The Energy Research and Development Administration (ERDA) will provide the completed agreements to the President and this is expected to be done in the next two weeks. After the President’s approval, the agreements will be submitted to Congress for its mandatory 60-day review, including a 30-day study of it by the Joint Atomic Energy Commission of Congress. The signatures to the agreements will be applied after final approval by the legislative process is completed.

SPECIFICS NOT AVAILABLE

The Department refused to give the substance of the agreements saying this will be done after the President makes his decision. The agreements then will be made public.

While the Department made clear that the agreements are “identical” in terms apparently of the safeguards and other factors, the size of the reactors may not be necessarily the same to both countries.
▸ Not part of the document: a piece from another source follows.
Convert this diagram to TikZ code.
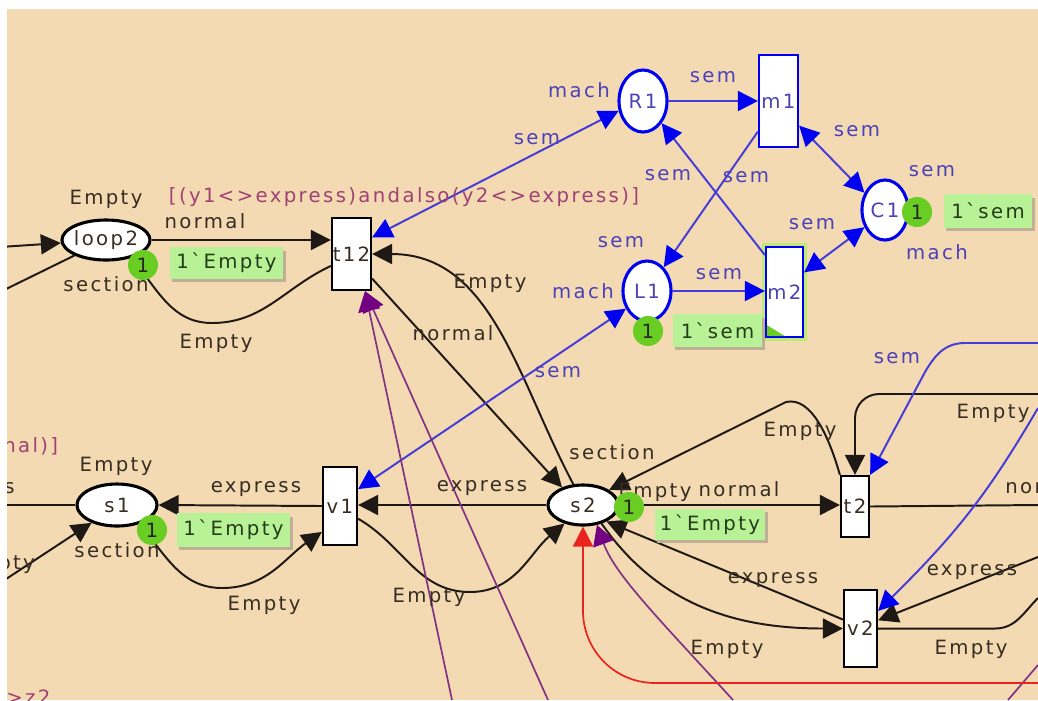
\documentclass[tikz,border=0pt]{standalone}
\usepackage{fontspec}
\setmainfont{DejaVu Sans}[LetterSpace=12,Ligatures=TeXOff]
\usetikzlibrary{shapes.geometric,arrows.meta}

\definecolor{canvas}{RGB}{243,218,178}
\definecolor{arcblack}{RGB}{30,25,20}
\definecolor{inscr}{RGB}{55,45,35}
\definecolor{semblue}{RGB}{70,60,215}
\definecolor{tipblue}{RGB}{0,0,240}
\definecolor{semtext}{RGB}{75,65,185}
\definecolor{guardc}{RGB}{160,65,115}
\definecolor{tokgreen}{RGB}{105,205,35}
\definecolor{mkgreen}{RGB}{185,242,150}
\definecolor{mktext}{RGB}{35,60,25}
\definecolor{mkshade}{RGB}{190,175,150}
\definecolor{pline}{RGB}{130,50,130}
\definecolor{ptip}{RGB}{115,0,130}
\definecolor{rline}{RGB}{235,35,30}
\definecolor{glow}{RGB}{190,235,120}

\tikzset{
  cpnplace/.style={ellipse, draw=black, line width=2.2pt, fill=white, inner xsep=-4pt, inner ysep=0pt, text=inscr},
  semplace/.style={cpnplace, draw=tipblue, text=semtext},
  cpntrans/.style={rectangle, draw=black, line width=1.6pt, fill=white, inner sep=0pt, text=inscr},
  semtrans/.style={cpntrans, draw=tipblue, text=semtext},
  tok/.style={circle, fill=tokgreen, inner sep=0pt, minimum size=0.75cm, text=black!85},
  mk/.style={rectangle, fill=mkgreen, inner sep=0pt, text=mktext},
  lbl/.style={text=inscr, inner sep=0pt},
  semlbl/.style={text=semtext, inner sep=0pt},
  guardlbl/.style={text=guardc, inner sep=0pt},
  cpnarc/.style={draw=arcblack, line width=1.4pt, >={Triangle[length=0.5cm,width=0.5cm]}},
  semarc/.style={draw=semblue, line width=1.4pt, >={Triangle[length=0.5cm,width=0.5cm,color=tipblue]}},
  purplearc/.style={draw=pline, line width=1.2pt, >={Triangle[length=0.5cm,width=0.55cm,color=ptip]}},
  redarc/.style={draw=rline, line width=1.2pt, >={Triangle[length=0.5cm,width=0.5cm]}},
}

\begin{document}
\begin{tikzpicture}[x=0.025cm, y=-0.025cm, font=\fontsize{14}{16}\selectfont]
    \useasboundingbox (0,0) rectangle (1038,700);
    \fill[white] (0,0) rectangle (1038,700);
    \fill[canvas] (7,9) rectangle (1038,700);
    \clip (7,9) rectangle (1038,700);

    % places and transitions
    \node (loop2) at (106,240) [cpnplace, minimum width=2.2cm, minimum height=1cm] {loop2};
    \node (s1) at (117,505) [cpnplace, minimum width=2cm, minimum height=1.05cm] {s1};
    \node (s2) at (583,505) [cpnplace, minimum width=1.75cm, minimum height=1cm] {s2};
    \node (R1) at (643,101) [semplace, minimum width=1.2cm, minimum height=1.55cm] {R1};
    \node (L1) at (647,291) [semplace, minimum width=1.2cm, minimum height=1.5cm] {L1};
    \node (C1) at (885,210) [semplace, minimum width=1.15cm, minimum height=1.5cm] {C1};
    \node (t12) at (351.5,254) [cpntrans, minimum width=0.975cm, minimum height=1.8cm] {t12};
    \node (v1) at (340,506) [cpntrans, minimum width=0.85cm, minimum height=1.95cm] {v1};
    \node (t2) at (855,506.5) [cpntrans, minimum width=0.7cm, minimum height=1.525cm] {t2};
    \node (v2) at (860.5,628.5) [cpntrans, minimum width=0.825cm, minimum height=1.925cm] {v2};
    \node (m1) at (778.5,101) [semtrans, minimum width=0.975cm, minimum height=2.3cm] {m1};
    \node (m2) at (784.5,292) [semtrans, minimum width=0.925cm, minimum height=2.25cm, preaction={draw=glow, line width=5pt}] {m2};
    \fill[tokgreen] ([shift={(2,-2)}]m2.south west) -- ++(18,0) -- ++(-18,-11) -- cycle;

    % free ends at the edge of the sheet
    \coordinate (w1) at (0,247);
    \coordinate (w2) at (0,292);
    \coordinate (w3) at (0,505);
    \coordinate (w4) at (0,583);
    \coordinate (e1) at (1038,505);
    \coordinate (e2) at (1038,394);
    \coordinate (e3) at (1038,557);
    \coordinate (e4) at (1038,598);
    \coordinate (e5) at (1038,343);
    \coordinate (e6) at (1038,408);
    \coordinate (e7) at (1038,665);
    \coordinate (e8) at (1038,683);
    \coordinate (b1) at (452,700);
    \coordinate (b2) at (548,700);
    \coordinate (b3) at (733,700);
    \coordinate (b4) at (1008,700);

    % black arcs
    \draw[cpnarc,->] (w1) -- (loop2);
    \draw[cpnarc] (loop2) -- (w2);
    \draw[cpnarc,->] (loop2.east) -- (loop2.east -| t12.west);
    \draw[cpnarc] (t12.210) to[out=205,in=0] (212,323) to[out=180,in=-50] (loop2.-35);
    \draw[cpnarc,->] (s2.115) to[out=118,in=0] (t12.east);
    \draw[cpnarc,->] (t12.-50) -- (s2.140);
    \draw[cpnarc,->] (s2.west) -- (s2.west -| v1.east);
    \draw[cpnarc,->] (v1.west) -- (s1.east);
    \draw[cpnarc] (s1.west) -- (w3);
    \draw[cpnarc,->] (w4) -- (s1.215);
    \draw[cpnarc,->] (s1.-40) to[out=-50,in=180] (222,588) to[out=0,in=215] (v1.235);
    \draw[cpnarc,->] (v1.-35) to[out=-30,in=180] (470,592) to[out=0,in=220] (s2.225);
    \draw[cpnarc,->] (s2.east) -- (s2.east -| t2.west);
    \draw[cpnarc] (t2.east) -- (e1);
    \draw[cpnarc,->] (t2.north west) .. controls (830,440) and (812,396) .. (786,402) -- (s2.30);
    \draw[cpnarc,->,rounded corners=0.6cm] (e2) -| (t2.north);
    \draw[cpnarc,->] (e3) -- (v2.25);
    \draw[cpnarc] (v2.east) -- (995,628.5) to[out=0,in=225] (e4);
    \draw[cpnarc,->] (s2.-45) to[out=-55,in=180] (v2.west);
    \draw[cpnarc,->] (v2.153) -- (s2.-35);

    % blue arcs
    \draw[semarc,->] (R1.east) -- (R1.east -| m1.west);
    \draw[semarc,<->] (m1.-50) -- (C1.140);
    \draw[semarc,<->] (m2.45) -- (C1.220);
    \draw[semarc,->] (L1.east) -- (L1.east -| m2.west);
    \draw[semarc,->] (m1.236) -- (L1.55);
    \draw[semarc,->] (m2.118) -- (R1.-50);
    \draw[semarc,<->] (t12.39) -- (R1.202);
    \draw[semarc,<->] (v1.43) -- (L1.220);
    \draw[semarc,->] (e5) -- (965,343) .. controls (945,343) and (935,355) .. (925,372) -- (t2.north east);
    \draw[semarc,->] (e6) .. controls (990,490) and (960,530) .. (v2.45);

    % purple and red arcs
    \draw[purplearc,->] (b1) -- (t12.-70);
    \draw[purplearc,->] (b2) -- (t12.-70);
    \draw[purplearc,->] (b3) .. controls (660,620) and (615,575) .. (s2.-55);
    \draw[purplearc] (b4) -- (e7);
    \draw[redarc,->,rounded corners=1.8cm] (e8) -| (s2.south);

    % inscriptions
    \node (l1) at (106,199) [lbl] {Empty};
    \node (l2) at (205,221) [lbl] {normal};
    \node (l3) at (106,284) [lbl] {section};
    \node (l4) at (216,343) [lbl] {Empty};
    \node (l5) at (404,197) [guardlbl] {[(y1<>express)andalso(y2<>express)]};
    \node (l6) at (490,283) [lbl] {Empty};
    \node (l7) at (453,333) [lbl] {normal};
    \node (l8) at (537,139) [semlbl] {sem};
    \node (l9) at (579,90) [semlbl] {mach};
    \node (l10) at (713,77) [semlbl] {sem};
    \node (l11) at (857,131) [semlbl] {sem};
    \node (l12) at (932,171) [semlbl] {sem};
    \node (l13) at (937,252) [semlbl] {mach};
    \node (l14) at (812,224) [semlbl] {sem};
    \node (l15) at (668,175) [semlbl] {sem};
    \node (l16) at (746,177) [semlbl] {sem};
    \node (l17) at (621,242) [semlbl] {sem};
    \node (l18) at (583,291) [semlbl] {mach};
    \node (l19) at (719,274) [semlbl] {sem};
    \node (l20) at (558,372) [semlbl] {sem};
    \node (l21) at (897,358) [semlbl] {sem};
    \node (l22) at (3,446) [guardlbl, anchor=west] {nal)]};
    \node (l23) at (116,466) [lbl] {Empty};
    \node (l24) at (4,488) [lbl, anchor=west] {s};
    \node (l25) at (256,489) [lbl] {express};
    \node (l26) at (482,488) [lbl] {express};
    \node (l27) at (612,452) [lbl] {section};
    \node (l28) at (655,492) [lbl] {Empty};
    \node (l29) at (739,489) [lbl] {normal};
    \node (l30) at (800,431) [lbl] {Empty};
    \node (l31) at (993,413) [lbl] {Empty};
    \node (l32) at (1005,488) [lbl, anchor=west] {nor};
    \node (l33) at (117,550) [lbl] {section};
    \node (l34) at (264,605) [lbl] {Empty};
    \node (l35) at (429,597) [lbl] {Empty};
    \node (l36) at (-2,565) [lbl, anchor=west] {pty};
    \node (l37) at (773,580) [lbl] {express};
    \node (l38) at (972,572) [lbl] {express};
    \node (l39) at (727,649) [lbl] {Empty};
    \node (l40) at (971,649) [lbl] {Empty};
    \node (l41) at (6,690) [guardlbl, anchor=north west] {>z2};

    % tokens and markings
    \node (tk1) at (143,265) [tok] {1};
    \fill[mkshade] (172,251) rectangle (286,282);
    \node (mk1) at (226.5,263) [mk, minimum width=2.825cm, minimum height=0.8cm] {1`Empty};
    \node (tk2) at (152,530) [tok] {1};
    \fill[mkshade] (179,517) rectangle (293,550);
    \node (mk2) at (233.5,530) [mk, minimum width=2.825cm, minimum height=0.85cm] {1`Empty};
    \node (tk3) at (629,507) [tok] {1};
    \fill[mkshade] (657,512) rectangle (768,543);
    \node (mk3) at (710,524.5) [mk, minimum width=2.75cm, minimum height=0.775cm] {1`Empty};
    \node (tk4) at (648,331) [tok] {1};
    \fill[mkshade] (675,318) rectangle (765,350);
    \node (mk4) at (717.5,330.5) [mk, minimum width=2.225cm, minimum height=0.825cm] {1`sem};
    \node (tk5) at (917,212) [tok] {1};
    \fill[mkshade] (946,198) rectangle (1035,231);
    \node (mk5) at (988,211) [mk, minimum width=2.2cm, minimum height=0.85cm] {1`sem};
\end{tikzpicture}
\end{document}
It is understood that both Israel and Egypt will each get two reactors and Israel’s will be somewhat larger than Egypt’s. Israel also will not be required to reveal for inspection its existing nuclear capacity, an element which Egypt had originally demanded.

After the initialing ceremony, Dinitz told reporters that Israel will receive services that will enable her to have 1970 megawatts of installed electrical generating capacity from nuclear energy in the next 10 years.